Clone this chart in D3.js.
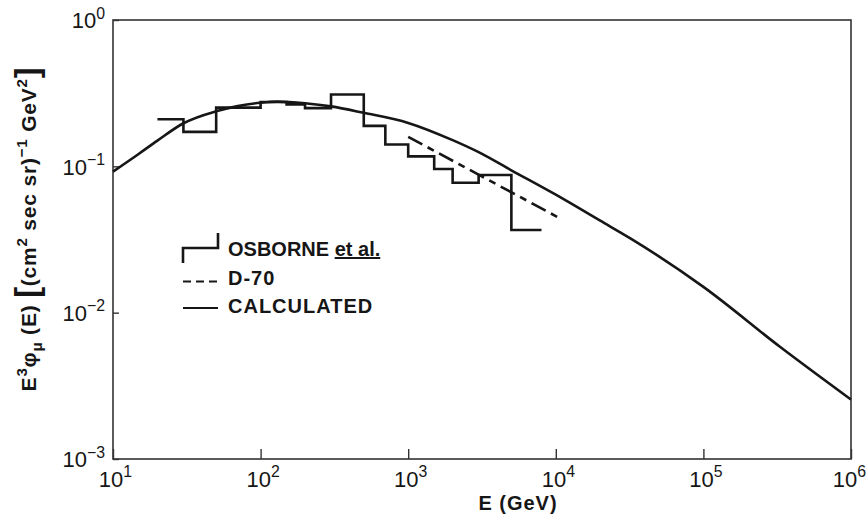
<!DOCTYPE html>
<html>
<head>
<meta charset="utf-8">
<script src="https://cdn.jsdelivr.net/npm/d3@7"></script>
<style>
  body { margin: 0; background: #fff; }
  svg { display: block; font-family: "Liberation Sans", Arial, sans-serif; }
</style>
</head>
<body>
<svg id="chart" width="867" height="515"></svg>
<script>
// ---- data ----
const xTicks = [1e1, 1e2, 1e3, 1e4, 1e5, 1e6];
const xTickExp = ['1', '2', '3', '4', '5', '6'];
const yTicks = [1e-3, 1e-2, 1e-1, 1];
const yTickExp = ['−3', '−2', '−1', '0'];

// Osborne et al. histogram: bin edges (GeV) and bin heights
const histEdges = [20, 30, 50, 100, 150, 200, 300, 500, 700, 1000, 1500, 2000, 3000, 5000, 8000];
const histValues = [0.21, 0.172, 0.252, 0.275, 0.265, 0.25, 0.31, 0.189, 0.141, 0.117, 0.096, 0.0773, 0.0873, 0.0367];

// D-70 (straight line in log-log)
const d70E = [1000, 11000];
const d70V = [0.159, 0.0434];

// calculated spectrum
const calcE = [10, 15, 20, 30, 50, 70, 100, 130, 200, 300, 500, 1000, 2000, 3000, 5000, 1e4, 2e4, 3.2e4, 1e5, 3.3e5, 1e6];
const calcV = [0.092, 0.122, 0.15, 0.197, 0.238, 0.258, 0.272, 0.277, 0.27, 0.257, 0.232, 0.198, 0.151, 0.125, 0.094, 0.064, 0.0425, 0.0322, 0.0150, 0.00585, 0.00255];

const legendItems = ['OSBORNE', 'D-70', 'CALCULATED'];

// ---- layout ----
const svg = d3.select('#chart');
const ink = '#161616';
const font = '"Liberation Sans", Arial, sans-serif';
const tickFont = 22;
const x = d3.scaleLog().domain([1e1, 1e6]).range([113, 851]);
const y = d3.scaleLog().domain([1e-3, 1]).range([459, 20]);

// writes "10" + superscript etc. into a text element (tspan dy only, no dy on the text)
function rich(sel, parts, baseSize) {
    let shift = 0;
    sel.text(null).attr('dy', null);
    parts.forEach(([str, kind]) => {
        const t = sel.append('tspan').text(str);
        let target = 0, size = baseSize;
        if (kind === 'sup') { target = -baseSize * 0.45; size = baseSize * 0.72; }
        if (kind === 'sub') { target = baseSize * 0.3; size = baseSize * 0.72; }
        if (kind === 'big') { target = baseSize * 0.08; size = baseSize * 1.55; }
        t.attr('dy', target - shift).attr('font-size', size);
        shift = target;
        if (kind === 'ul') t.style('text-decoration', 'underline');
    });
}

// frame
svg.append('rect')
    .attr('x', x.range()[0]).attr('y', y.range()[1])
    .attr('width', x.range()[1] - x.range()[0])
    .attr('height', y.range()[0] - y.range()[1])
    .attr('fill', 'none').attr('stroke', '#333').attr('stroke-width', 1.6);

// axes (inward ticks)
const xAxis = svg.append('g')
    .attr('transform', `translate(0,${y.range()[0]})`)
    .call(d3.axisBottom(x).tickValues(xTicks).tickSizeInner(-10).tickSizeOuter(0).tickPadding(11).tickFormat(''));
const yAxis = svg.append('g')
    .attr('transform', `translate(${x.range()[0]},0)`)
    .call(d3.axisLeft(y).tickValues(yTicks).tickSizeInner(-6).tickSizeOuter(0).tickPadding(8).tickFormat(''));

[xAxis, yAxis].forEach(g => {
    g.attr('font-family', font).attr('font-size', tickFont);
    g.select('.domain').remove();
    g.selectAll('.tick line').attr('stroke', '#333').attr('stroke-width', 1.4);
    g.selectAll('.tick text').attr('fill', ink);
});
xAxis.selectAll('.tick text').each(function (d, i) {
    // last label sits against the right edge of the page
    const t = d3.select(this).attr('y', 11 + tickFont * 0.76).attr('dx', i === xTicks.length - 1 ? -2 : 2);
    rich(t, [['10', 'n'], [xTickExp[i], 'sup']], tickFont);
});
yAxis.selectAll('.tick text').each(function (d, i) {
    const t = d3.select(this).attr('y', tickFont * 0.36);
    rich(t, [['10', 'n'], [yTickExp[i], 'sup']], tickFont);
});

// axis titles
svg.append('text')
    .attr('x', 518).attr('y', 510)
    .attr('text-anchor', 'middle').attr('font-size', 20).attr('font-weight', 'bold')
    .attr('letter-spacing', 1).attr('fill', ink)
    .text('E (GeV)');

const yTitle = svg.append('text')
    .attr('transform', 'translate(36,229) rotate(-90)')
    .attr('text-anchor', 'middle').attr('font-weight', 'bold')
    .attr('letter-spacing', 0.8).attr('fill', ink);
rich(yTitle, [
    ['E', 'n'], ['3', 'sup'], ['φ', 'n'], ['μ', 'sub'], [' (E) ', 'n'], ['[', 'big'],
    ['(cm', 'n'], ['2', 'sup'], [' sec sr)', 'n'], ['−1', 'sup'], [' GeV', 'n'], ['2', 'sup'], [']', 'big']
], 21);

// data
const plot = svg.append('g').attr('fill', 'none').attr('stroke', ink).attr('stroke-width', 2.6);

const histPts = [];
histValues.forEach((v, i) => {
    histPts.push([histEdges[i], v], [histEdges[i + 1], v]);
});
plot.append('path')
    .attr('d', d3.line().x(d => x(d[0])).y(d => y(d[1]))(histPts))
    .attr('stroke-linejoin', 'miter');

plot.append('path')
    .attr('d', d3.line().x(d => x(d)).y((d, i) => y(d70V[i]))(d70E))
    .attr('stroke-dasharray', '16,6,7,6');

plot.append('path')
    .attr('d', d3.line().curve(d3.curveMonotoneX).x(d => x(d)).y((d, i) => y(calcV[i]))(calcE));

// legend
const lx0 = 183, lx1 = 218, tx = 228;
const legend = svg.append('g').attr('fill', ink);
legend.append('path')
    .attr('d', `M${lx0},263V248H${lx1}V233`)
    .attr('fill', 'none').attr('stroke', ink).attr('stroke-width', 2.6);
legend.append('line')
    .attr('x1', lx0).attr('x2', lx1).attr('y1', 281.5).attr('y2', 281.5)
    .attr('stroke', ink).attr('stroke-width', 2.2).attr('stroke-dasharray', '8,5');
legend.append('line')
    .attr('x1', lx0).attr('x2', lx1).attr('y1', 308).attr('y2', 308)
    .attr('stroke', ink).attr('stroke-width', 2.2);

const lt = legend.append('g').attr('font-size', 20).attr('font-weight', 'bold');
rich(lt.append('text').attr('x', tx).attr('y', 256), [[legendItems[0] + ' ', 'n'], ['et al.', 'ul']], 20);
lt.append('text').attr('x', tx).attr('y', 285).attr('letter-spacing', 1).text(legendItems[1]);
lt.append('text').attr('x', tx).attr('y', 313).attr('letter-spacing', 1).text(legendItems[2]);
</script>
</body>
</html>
..............................
* **TASK**
The data should be printed again unchanged; leave its pictures out.

* **WRITTEN REPLY**
Clone this chart in D3.js.
<!DOCTYPE html>
<html>
<head>
<meta charset="utf-8">
<script src="https://cdn.jsdelivr.net/npm/d3@7"></script>
<style>
  body { margin: 0; background: #fff; }
  svg { display: block; font-family: "Liberation Sans", Arial, sans-serif; }
</style>
</head>
<body>
<svg id="chart" width="867" height="515"></svg>
<script>
// ---- data ----
const xTicks = [1e1, 1e2, 1e3, 1e4, 1e5, 1e6];
const xTickExp = ['1', '2', '3', '4', '5', '6'];
const yTicks = [1e-3, 1e-2, 1e-1, 1];
const yTickExp = ['−3', '−2', '−1', '0'];

// Osborne et al. histogram: bin edges (GeV) and bin heights
const histEdges = [20, 30, 50, 100, 150, 200, 300, 500, 700, 1000, 1500, 2000, 3000, 5000, 8000];
const histValues = [0.21, 0.172, 0.252, 0.275, 0.265, 0.25, 0.31, 0.189, 0.141, 0.117, 0.096, 0.0773, 0.0873, 0.0367];

// D-70 (straight line in log-log)
const d70E = [1000, 11000];
const d70V = [0.159, 0.0434];

// calculated spectrum
const calcE = [10, 15, 20, 30, 50, 70, 100, 130, 200, 300, 500, 1000, 2000, 3000, 5000, 1e4, 2e4, 3.2e4, 1e5, 3.3e5, 1e6];
const calcV = [0.092, 0.122, 0.15, 0.197, 0.238, 0.258, 0.272, 0.277, 0.27, 0.257, 0.232, 0.198, 0.151, 0.125, 0.094, 0.064, 0.0425, 0.0322, 0.0150, 0.00585, 0.00255];

const legendItems = ['OSBORNE', 'D-70', 'CALCULATED'];

// ---- layout ----
const svg = d3.select('#chart');
const ink = '#161616';
const font = '"Liberation Sans", Arial, sans-serif';
const tickFont = 22;
const x = d3.scaleLog().domain([1e1, 1e6]).range([113, 851]);
const y = d3.scaleLog().domain([1e-3, 1]).range([459, 20]);

// writes "10" + superscript etc. into a text element (tspan dy only, no dy on the text)
function rich(sel, parts, baseSize) {
    let shift = 0;
    sel.text(null).attr('dy', null);
    parts.forEach(([str, kind]) => {
        const t = sel.append('tspan').text(str);
        let target = 0, size = baseSize;
        if (kind === 'sup') { target = -baseSize * 0.45; size = baseSize * 0.72; }
        if (kind === 'sub') { target = baseSize * 0.3; size = baseSize * 0.72; }
        if (kind === 'big') { target = baseSize * 0.08; size = baseSize * 1.55; }
        t.attr('dy', target - shift).attr('font-size', size);
        shift = target;
        if (kind === 'ul') t.style('text-decoration', 'underline');
    });
}

// frame
svg.append('rect')
    .attr('x', x.range()[0]).attr('y', y.range()[1])
    .attr('width', x.range()[1] - x.range()[0])
    .attr('height', y.range()[0] - y.range()[1])
    .attr('fill', 'none').attr('stroke', '#333').attr('stroke-width', 1.6);

// axes (inward ticks)
const xAxis = svg.append('g')
    .attr('transform', `translate(0,${y.range()[0]})`)
    .call(d3.axisBottom(x).tickValues(xTicks).tickSizeInner(-10).tickSizeOuter(0).tickPadding(11).tickFormat(''));
const yAxis = svg.append('g')
    .attr('transform', `translate(${x.range()[0]},0)`)
    .call(d3.axisLeft(y).tickValues(yTicks).tickSizeInner(-6).tickSizeOuter(0).tickPadding(8).tickFormat(''));

[xAxis, yAxis].forEach(g => {
    g.attr('font-family', font).attr('font-size', tickFont);
    g.select('.domain').remove();
    g.selectAll('.tick line').attr('stroke', '#333').attr('stroke-width', 1.4);
    g.selectAll('.tick text').attr('fill', ink);
});
xAxis.selectAll('.tick text').each(function (d, i) {
    // last label sits against the right edge of the page
    const t = d3.select(this).attr('y', 11 + tickFont * 0.76).attr('dx', i === xTicks.length - 1 ? -2 : 2);
    rich(t, [['10', 'n'], [xTickExp[i], 'sup']], tickFont);
});
yAxis.selectAll('.tick text').each(function (d, i) {
    const t = d3.select(this).attr('y', tickFont * 0.36);
    rich(t, [['10', 'n'], [yTickExp[i], 'sup']], tickFont);
});

// axis titles
svg.append('text')
    .attr('x', 518).attr('y', 510)
    .attr('text-anchor', 'middle').attr('font-size', 20).attr('font-weight', 'bold')
    .attr('letter-spacing', 1).attr('fill', ink)
    .text('E (GeV)');

const yTitle = svg.append('text')
    .attr('transform', 'translate(36,229) rotate(-90)')
    .attr('text-anchor', 'middle').attr('font-weight', 'bold')
    .attr('letter-spacing', 0.8).attr('fill', ink);
rich(yTitle, [
    ['E', 'n'], ['3', 'sup'], ['φ', 'n'], ['μ', 'sub'], [' (E) ', 'n'], ['[', 'big'],
    ['(cm', 'n'], ['2', 'sup'], [' sec sr)', 'n'], ['−1', 'sup'], [' GeV', 'n'], ['2', 'sup'], [']', 'big']
], 21);

// data
const plot = svg.append('g').attr('fill', 'none').attr('stroke', ink).attr('stroke-width', 2.6);

const histPts = [];
histValues.forEach((v, i) => {
    histPts.push([histEdges[i], v], [histEdges[i + 1], v]);
});
plot.append('path')
    .attr('d', d3.line().x(d => x(d[0])).y(d => y(d[1]))(histPts))
    .attr('stroke-linejoin', 'miter');

plot.append('path')
    .attr('d', d3.line().x(d => x(d)).y((d, i) => y(d70V[i]))(d70E))
    .attr('stroke-dasharray', '16,6,7,6');

plot.append('path')
    .attr('d', d3.line().curve(d3.curveMonotoneX).x(d => x(d)).y((d, i) => y(calcV[i]))(calcE));

// legend
const lx0 = 183, lx1 = 218, tx = 228;
const legend = svg.append('g').attr('fill', ink);
legend.append('path')
    .attr('d', `M${lx0},263V248H${lx1}V233`)
    .attr('fill', 'none').attr('stroke', ink).attr('stroke-width', 2.6);
legend.append('line')
    .attr('x1', lx0).attr('x2', lx1).attr('y1', 281.5).attr('y2', 281.5)
    .attr('stroke', ink).attr('stroke-width', 2.2).attr('stroke-dasharray', '8,5');
legend.append('line')
    .attr('x1', lx0).attr('x2', lx1).attr('y1', 308).attr('y2', 308)
    .attr('stroke', ink).attr('stroke-width', 2.2);

const lt = legend.append('g').attr('font-size', 20).attr('font-weight', 'bold');
rich(lt.append('text').attr('x', tx).attr('y', 256), [[legendItems[0] + ' ', 'n'], ['et al.', 'ul']], 20);
lt.append('text').attr('x', tx).attr('y', 285).attr('letter-spacing', 1).text(legendItems[1]);
lt.append('text').attr('x', tx).attr('y', 313).attr('letter-spacing', 1).text(legendItems[2]);
</script>
</body>
</html>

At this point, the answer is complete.